The request: Give the material once more, word for word, without any images.

Recorded data:
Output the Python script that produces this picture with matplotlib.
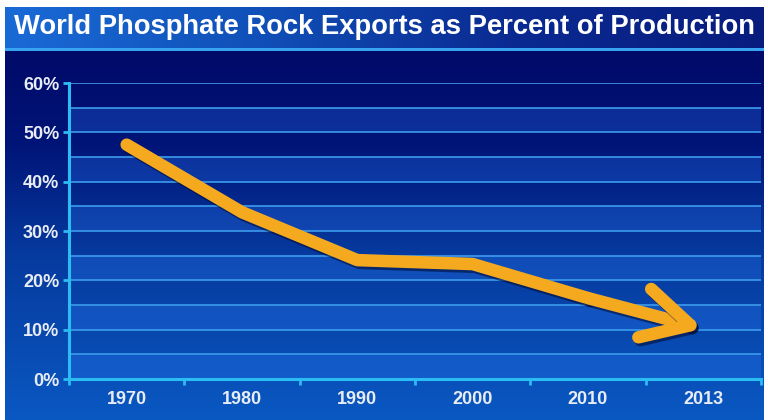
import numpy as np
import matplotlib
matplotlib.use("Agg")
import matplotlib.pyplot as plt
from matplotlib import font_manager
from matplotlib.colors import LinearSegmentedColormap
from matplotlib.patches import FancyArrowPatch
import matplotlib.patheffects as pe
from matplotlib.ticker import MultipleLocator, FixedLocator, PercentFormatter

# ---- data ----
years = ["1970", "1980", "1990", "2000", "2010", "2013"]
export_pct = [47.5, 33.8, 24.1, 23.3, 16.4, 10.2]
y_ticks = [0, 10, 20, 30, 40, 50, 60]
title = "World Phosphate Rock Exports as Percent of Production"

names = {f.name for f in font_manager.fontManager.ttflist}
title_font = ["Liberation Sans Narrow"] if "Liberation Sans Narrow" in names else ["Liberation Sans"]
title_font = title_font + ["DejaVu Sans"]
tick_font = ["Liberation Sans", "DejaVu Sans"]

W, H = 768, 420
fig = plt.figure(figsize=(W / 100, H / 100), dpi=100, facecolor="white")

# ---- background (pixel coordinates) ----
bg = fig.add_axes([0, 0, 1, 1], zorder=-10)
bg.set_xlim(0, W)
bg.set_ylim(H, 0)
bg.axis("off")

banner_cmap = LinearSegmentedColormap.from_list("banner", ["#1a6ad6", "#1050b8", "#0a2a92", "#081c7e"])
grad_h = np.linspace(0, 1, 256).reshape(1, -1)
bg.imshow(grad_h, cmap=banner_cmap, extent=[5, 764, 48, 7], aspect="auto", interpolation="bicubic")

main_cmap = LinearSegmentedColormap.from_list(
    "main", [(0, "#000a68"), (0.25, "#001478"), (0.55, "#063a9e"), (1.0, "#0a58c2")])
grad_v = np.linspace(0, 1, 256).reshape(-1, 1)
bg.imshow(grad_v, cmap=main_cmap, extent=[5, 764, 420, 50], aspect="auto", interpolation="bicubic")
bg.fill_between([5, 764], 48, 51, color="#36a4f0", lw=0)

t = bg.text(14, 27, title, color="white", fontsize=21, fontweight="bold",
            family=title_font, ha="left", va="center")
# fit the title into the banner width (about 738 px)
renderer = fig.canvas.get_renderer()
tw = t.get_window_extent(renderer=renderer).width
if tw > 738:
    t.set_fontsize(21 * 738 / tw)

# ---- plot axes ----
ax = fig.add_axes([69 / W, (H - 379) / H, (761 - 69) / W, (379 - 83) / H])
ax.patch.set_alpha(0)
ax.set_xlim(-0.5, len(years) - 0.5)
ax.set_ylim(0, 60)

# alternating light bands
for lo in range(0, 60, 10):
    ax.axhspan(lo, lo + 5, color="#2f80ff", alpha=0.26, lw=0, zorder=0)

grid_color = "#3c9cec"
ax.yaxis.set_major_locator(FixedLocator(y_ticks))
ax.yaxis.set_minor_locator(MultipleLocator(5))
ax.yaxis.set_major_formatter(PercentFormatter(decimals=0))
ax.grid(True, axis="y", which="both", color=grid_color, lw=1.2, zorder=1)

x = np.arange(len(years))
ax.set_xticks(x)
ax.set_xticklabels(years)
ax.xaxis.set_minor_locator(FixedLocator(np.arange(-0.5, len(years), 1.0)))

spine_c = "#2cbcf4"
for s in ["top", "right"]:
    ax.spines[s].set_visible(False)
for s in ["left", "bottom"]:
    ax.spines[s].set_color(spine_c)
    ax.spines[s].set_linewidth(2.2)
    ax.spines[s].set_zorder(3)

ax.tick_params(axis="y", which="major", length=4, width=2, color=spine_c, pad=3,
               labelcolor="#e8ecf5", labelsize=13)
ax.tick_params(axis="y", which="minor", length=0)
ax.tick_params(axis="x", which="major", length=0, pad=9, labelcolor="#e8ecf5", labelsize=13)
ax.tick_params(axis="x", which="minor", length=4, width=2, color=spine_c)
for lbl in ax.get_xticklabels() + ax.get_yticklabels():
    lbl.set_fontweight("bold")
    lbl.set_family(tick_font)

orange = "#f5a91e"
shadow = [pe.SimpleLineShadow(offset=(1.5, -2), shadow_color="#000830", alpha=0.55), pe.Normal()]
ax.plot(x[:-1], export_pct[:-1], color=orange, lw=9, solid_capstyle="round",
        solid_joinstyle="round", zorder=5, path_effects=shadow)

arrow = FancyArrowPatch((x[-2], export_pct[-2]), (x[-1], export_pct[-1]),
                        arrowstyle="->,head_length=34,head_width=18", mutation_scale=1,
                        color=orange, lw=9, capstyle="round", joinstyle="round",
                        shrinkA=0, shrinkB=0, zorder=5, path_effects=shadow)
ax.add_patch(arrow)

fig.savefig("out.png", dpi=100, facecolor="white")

Solution to this problem:
Output the Python script that produces this picture with matplotlib.
import numpy as np
import matplotlib
matplotlib.use("Agg")
import matplotlib.pyplot as plt
from matplotlib import font_manager
from matplotlib.colors import LinearSegmentedColormap
from matplotlib.patches import FancyArrowPatch
import matplotlib.patheffects as pe
from matplotlib.ticker import MultipleLocator, FixedLocator, PercentFormatter

# ---- data ----
years = ["1970", "1980", "1990", "2000", "2010", "2013"]
export_pct = [47.5, 33.8, 24.1, 23.3, 16.4, 10.2]
y_ticks = [0, 10, 20, 30, 40, 50, 60]
title = "World Phosphate Rock Exports as Percent of Production"

names = {f.name for f in font_manager.fontManager.ttflist}
title_font = ["Liberation Sans Narrow"] if "Liberation Sans Narrow" in names else ["Liberation Sans"]
title_font = title_font + ["DejaVu Sans"]
tick_font = ["Liberation Sans", "DejaVu Sans"]

W, H = 768, 420
fig = plt.figure(figsize=(W / 100, H / 100), dpi=100, facecolor="white")

# ---- background (pixel coordinates) ----
bg = fig.add_axes([0, 0, 1, 1], zorder=-10)
bg.set_xlim(0, W)
bg.set_ylim(H, 0)
bg.axis("off")

banner_cmap = LinearSegmentedColormap.from_list("banner", ["#1a6ad6", "#1050b8", "#0a2a92", "#081c7e"])
grad_h = np.linspace(0, 1, 256).reshape(1, -1)
bg.imshow(grad_h, cmap=banner_cmap, extent=[5, 764, 48, 7], aspect="auto", interpolation="bicubic")

main_cmap = LinearSegmentedColormap.from_list(
    "main", [(0, "#000a68"), (0.25, "#001478"), (0.55, "#063a9e"), (1.0, "#0a58c2")])
grad_v = np.linspace(0, 1, 256).reshape(-1, 1)
bg.imshow(grad_v, cmap=main_cmap, extent=[5, 764, 420, 50], aspect="auto", interpolation="bicubic")
bg.fill_between([5, 764], 48, 51, color="#36a4f0", lw=0)

t = bg.text(14, 27, title, color="white", fontsize=21, fontweight="bold",
            family=title_font, ha="left", va="center")
# fit the title into the banner width (about 738 px)
renderer = fig.canvas.get_renderer()
tw = t.get_window_extent(renderer=renderer).width
if tw > 738:
    t.set_fontsize(21 * 738 / tw)

# ---- plot axes ----
ax = fig.add_axes([69 / W, (H - 379) / H, (761 - 69) / W, (379 - 83) / H])
ax.patch.set_alpha(0)
ax.set_xlim(-0.5, len(years) - 0.5)
ax.set_ylim(0, 60)

# alternating light bands
for lo in range(0, 60, 10):
    ax.axhspan(lo, lo + 5, color="#2f80ff", alpha=0.26, lw=0, zorder=0)

grid_color = "#3c9cec"
ax.yaxis.set_major_locator(FixedLocator(y_ticks))
ax.yaxis.set_minor_locator(MultipleLocator(5))
ax.yaxis.set_major_formatter(PercentFormatter(decimals=0))
ax.grid(True, axis="y", which="both", color=grid_color, lw=1.2, zorder=1)

x = np.arange(len(years))
ax.set_xticks(x)
ax.set_xticklabels(years)
ax.xaxis.set_minor_locator(FixedLocator(np.arange(-0.5, len(years), 1.0)))

spine_c = "#2cbcf4"
for s in ["top", "right"]:
    ax.spines[s].set_visible(False)
for s in ["left", "bottom"]:
    ax.spines[s].set_color(spine_c)
    ax.spines[s].set_linewidth(2.2)
    ax.spines[s].set_zorder(3)

ax.tick_params(axis="y", which="major", length=4, width=2, color=spine_c, pad=3,
               labelcolor="#e8ecf5", labelsize=13)
ax.tick_params(axis="y", which="minor", length=0)
ax.tick_params(axis="x", which="major", length=0, pad=9, labelcolor="#e8ecf5", labelsize=13)
ax.tick_params(axis="x", which="minor", length=4, width=2, color=spine_c)
for lbl in ax.get_xticklabels() + ax.get_yticklabels():
    lbl.set_fontweight("bold")
    lbl.set_family(tick_font)

orange = "#f5a91e"
shadow = [pe.SimpleLineShadow(offset=(1.5, -2), shadow_color="#000830", alpha=0.55), pe.Normal()]
ax.plot(x[:-1], export_pct[:-1], color=orange, lw=9, solid_capstyle="round",
        solid_joinstyle="round", zorder=5, path_effects=shadow)

arrow = FancyArrowPatch((x[-2], export_pct[-2]), (x[-1], export_pct[-1]),
                        arrowstyle="->,head_length=34,head_width=18", mutation_scale=1,
                        color=orange, lw=9, capstyle="round", joinstyle="round",
                        shrinkA=0, shrinkB=0, zorder=5, path_effects=shadow)
ax.add_patch(arrow)

fig.savefig("out.png", dpi=100, facecolor="white")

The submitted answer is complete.